A criação de uma Biblioteca Pública na capital da velha província do Rio de Janeiro, de tão nobres e brilhantes tradições, cidade onde vivem mais de 100.000 almas, onde existem 3 institutos de ensino superior, 1 de ensino técnico de ensino commercial, 1 conservatório de Música, 6 estabelecimentos de instrução secundária, 1 Escola Normal, além da população escolar subsidiária que aqui residindo, frequenta os educandários da capital vizinha: em uma cidade cujo comércio é representado por 4 associações de classe, sendo 2 patronais e 2 outras de seus auxiliares, em uma cidade que conta com as corporações culturais que a esta subscrevem a criação de uma Biblioteca Pública, repetimos, convenientemente aparelhada e provida, já não diremos de tesouros bibliográficos, mas de obras didáticas, científicas e literárias geralmente procuradas, justifica-se por si mesma. E o valor dessa iniciativa não escapa à esclarecida visão de Vossa Excelência.
Assim, sr. Interventor, existindo um prédio, que fôra destinado a esse fim, em condições de ser concluído; possuindo o Estado, segundo nos consta, cerca de 25.000 livros; e havendo pletora de funcionários nas repartições públicas; portanto, os 3 elementos imprescindíveis para a instalação de uma Biblioteca Pública, foi que nos ocorreu lembrar a v. exa. conveniência da concretização desse velho desejo das classes intelectuais fluminenses.
E se nos abalançamos a vir à sua presença num momento de angustiante crise financeira, foi porque tivemos conhecimento através da correspondência trocada entre v. exa. e o sr. secretário de Estado das Finanças, e divulgada na imprensa local, que vai o nosso Estado reaver da União Federal a vultuosa soma de 9:500:000$000, correspondente a impostos arrecadados do Porto de Niterói.
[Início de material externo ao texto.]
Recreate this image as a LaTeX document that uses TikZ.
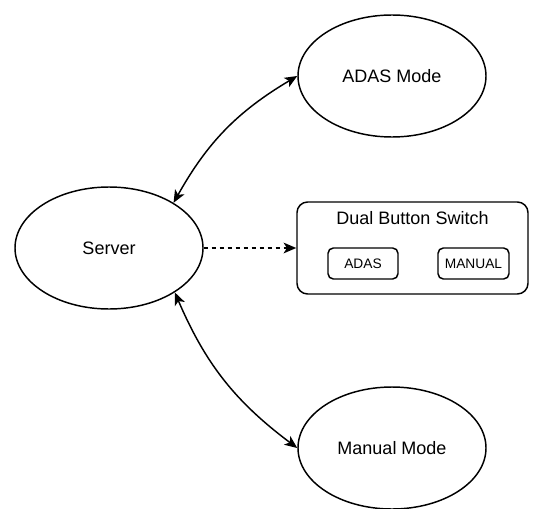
\documentclass[tikz,border=0pt]{standalone}
\usepackage{fontspec}
\setmainfont{Liberation Sans}
\usetikzlibrary{shapes.geometric,arrows.meta}
\begin{document}
\begin{tikzpicture}[x=0.75pt,y=0.75pt,
  line width=1.1pt,
  >={Stealth[length=9.5pt,width=8pt,inset=2.5pt]},
  modeoval/.style={ellipse,draw,minimum width=141pt,minimum height=91.5pt,inner sep=0pt,font=\fontsize{13.5}{16}\selectfont},
  panel/.style={draw,rounded corners=8pt,minimum width=173.25pt,minimum height=69pt,inner sep=0pt},
  keybox/.style={draw,rounded corners=4pt,minimum height=23.25pt,inner sep=0pt,font=\fontsize{10.3}{12}\selectfont},
  label/.style={font=\fontsize{13.5}{16}\selectfont,inner sep=0pt}]
\useasboundingbox (0,0) rectangle (538,508);

% oval nodes
\node[modeoval] (server) at (109,260) {Server};
\node[modeoval] (adas) at (392,432) {ADAS Mode};
\node[modeoval] (manual) at (392,60) {Manual Mode};

% switch panel with its two buttons
\node[panel] (switch) at (412.5,260) {};
\node[label] (title) at (412.5,290) {Dual Button Switch};
\node[keybox,minimum width=52.5pt] (bAdas) at (363,244.5) {ADAS};
\node[keybox,minimum width=53.25pt] (bManual) at (473.5,244.5) {MANUAL};

% connectors
\draw[<->] (server.35) to[bend left=15] (adas.180);
\draw[<->] (server.-34) to[bend right=15] (manual.180);
\draw[->,dash pattern=on 3.4pt off 2.6pt] (server.east) -- (switch.west);
\end{tikzpicture}
\end{document}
Soubemos, também, que, por força de recente decreto governamental regulando o pagamento do imposto de transmissão de propriedade no caso de incorporação de imóveis para a constituição ou aumento de capital de sociedade anônima, vai ser canalizada para os cofres estaduais, dentro de poucos dias, quantia superior a 2.500.000$000, somente relativa a impostos em atraso.
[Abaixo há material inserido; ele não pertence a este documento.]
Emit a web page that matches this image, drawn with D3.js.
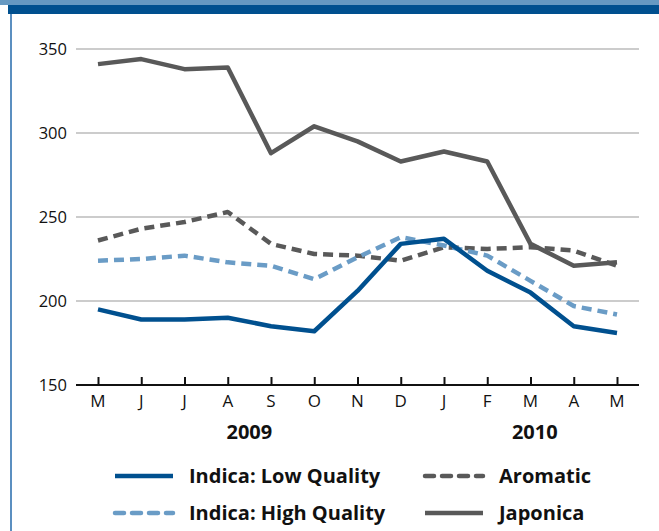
<!DOCTYPE html>
<html>
<head>
<meta charset="utf-8">
<script src="https://cdn.jsdelivr.net/npm/d3@7"></script>
<style>
  body { margin: 0; background: #fff; }
  text { font-family: "Open Sans", "Noto Sans", sans-serif; }
</style>
</head>
<body>
<svg id="chart" width="659" height="531"></svg>
<script>
// months May 2009 .. May 2010
var months = ["M", "J", "J", "A", "S", "O", "N", "D", "J", "F", "M", "A", "M"];
var yTicks = [150, 200, 250, 300, 350];
var japonica = [341, 344, 338, 339, 288, 304, 295, 283, 289, 283, 234, 221, 223];
var aromatic = [236, 243, 247, 253, 234, 228, 227, 224, 232, 231, 232, 230, 221];
var indicaHigh = [224, 225, 227, 223, 221, 213, 226, 238, 233, 227, 212, 197, 192];
var indicaLow = [195, 189, 189, 190, 185, 182, 206, 234, 237, 218, 205, 185, 181];
var years = [{ label: "2009", at: 3.5 }, { label: "2010", at: 10.1 }];

var series = [
  { name: "Indica: Low Quality", values: indicaLow, color: "#00508f", dash: null },
  { name: "Indica: High Quality", values: indicaHigh, color: "#6a9cc6", dash: "10,6" },
  { name: "Aromatic", values: aromatic, color: "#595959", dash: "10,6" },
  { name: "Japonica", values: japonica, color: "#595959", dash: null }
];

var svg = d3.select("#chart");

// header bars + left rule
svg.append("rect").attr("x", 0).attr("y", 0).attr("width", 659).attr("height", 5).attr("fill", "#6699c2");
svg.append("rect").attr("x", 8).attr("y", 5).attr("width", 651).attr("height", 9).attr("fill", "#00508f");
svg.append("rect").attr("x", 10).attr("y", 14).attr("width", 2).attr("height", 517).attr("fill", "#5b8fc0");

var x = d3.scalePoint().domain(d3.range(months.length)).range([98, 617]);
var y = d3.scaleLinear().domain([150, 350]).range([385, 49]);

// gridlines
svg.append("g").selectAll("line")
  .data(yTicks.filter(function (d) { return d > 150; }))
  .enter().append("line")
  .attr("x1", 76).attr("x2", 639)
  .attr("y1", function (d) { return y(d); }).attr("y2", function (d) { return y(d); })
  .attr("stroke", "#999").attr("stroke-width", 1);

// y labels
svg.append("g").selectAll("text")
  .data(yTicks)
  .enter().append("text")
  .attr("x", 67).attr("y", function (d) { return y(d); })
  .attr("dy", "0.35em").attr("text-anchor", "end")
  .attr("font-size", 16.5).attr("fill", "#111")
  .text(function (d) { return d; });

// x axis
var xAxis = d3.axisTop(x).tickSize(8).tickFormat("");
var gx = svg.append("g").attr("transform", "translate(0," + y(150) + ")").call(xAxis);
gx.select(".domain").remove();
gx.selectAll(".tick line").attr("stroke", "#111").attr("stroke-width", 2);
svg.append("line").attr("x1", 76).attr("x2", 639).attr("y1", y(150)).attr("y2", y(150))
  .attr("stroke", "#111").attr("stroke-width", 2);

svg.append("g").selectAll("text")
  .data(months)
  .enter().append("text")
  .attr("x", function (d, i) { return x(i); }).attr("y", 407)
  .attr("text-anchor", "middle").attr("font-size", 17).attr("fill", "#111")
  .text(function (d) { return d; });

svg.append("g").selectAll("text")
  .data(years)
  .enter().append("text")
  .attr("x", function (d) { return x(0) + d.at * (x(1) - x(0)); }).attr("y", 439)
  .attr("text-anchor", "middle").attr("font-size", 20).attr("font-weight", "bold").attr("fill", "#111")
  .text(function (d) { return d.label; });

// lines (draw japonica/aromatic first so blues sit on top like reference)
var line = d3.line().x(function (d, i) { return x(i); }).y(function (d) { return y(d); });
var drawOrder = [series[3], series[2], series[1], series[0]];
svg.append("g").selectAll("path")
  .data(drawOrder)
  .enter().append("path")
  .attr("d", function (d) { return line(d.values); })
  .attr("fill", "none")
  .attr("stroke", function (d) { return d.color; })
  .attr("stroke-width", 4.5)
  .attr("stroke-dasharray", function (d) { return d.dash; })
  .attr("stroke-linejoin", "round");

// legend
var legendPos = [
  { x: 115, y: 476 }, { x: 115, y: 513 }, { x: 425, y: 476 }, { x: 425, y: 513 }
];
var lg = svg.append("g").selectAll("g")
  .data(series)
  .enter().append("g")
  .attr("transform", function (d, i) { return "translate(" + legendPos[i].x + "," + legendPos[i].y + ")"; });
lg.append("line")
  .attr("x1", 0).attr("x2", 58).attr("y1", 0).attr("y2", 0)
  .attr("stroke", function (d) { return d.color; })
  .attr("stroke-width", 4.5)
  .attr("stroke-linecap", function (d) { return d.dash ? "round" : "butt"; })
  .attr("stroke-dasharray", function (d) { return d.dash ? "9,8" : null; });
lg.append("text")
  .attr("x", 74).attr("y", 0).attr("dy", "0.35em")
  .attr("font-size", 20).attr("font-weight", "bold").attr("fill", "#111")
  .text(function (d) { return d.name; });
</script>
</body>
</html>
Pelos boletins quotidianos publicados no 'Diário Oficial' temos notícia de que à disposição do Estado existe um saldo que monta a mais de 8.000:000$000.
E considerando que toda esse receita imprevista, bem como a melhoria das fontes de arrecadação ordinária, denota o inteligente esforço do governo de v. exa. para restabelecer o crédito do Estado do Rio de Janeiro, tão fundamente abalado nos últimos tempos; considerando, pois, que com essa orientação honesta e sadia o desvio de uma quantia, embora não pequena para aplicação em obra tão meritória e de tamanho vulto não vira causar grande abalo às convalescentes finanças estaduais, e considerando, finalmente, a messe de benefícios que esse sacrifício trará à terra fluminense, é que nos animamos a alvitrar a v. exa. a conclusão das obras do edifício destinado à Biblioteca Pública Estadual e a sua consequente instalação e franquia ao público.
Atendendo Vossa Excelência a esta sugestão, feita em nome da cultura fluminense, terá a certeza de deixar a sua memória indelevelmente gravada nas páginas da História do Estado do Rio de Janeiro.
Niterói, 6 de Maio de 1932
Seguem-se as assinaturas dos representantes de 17 instituições culturais e da Associação Comercial de Niterói.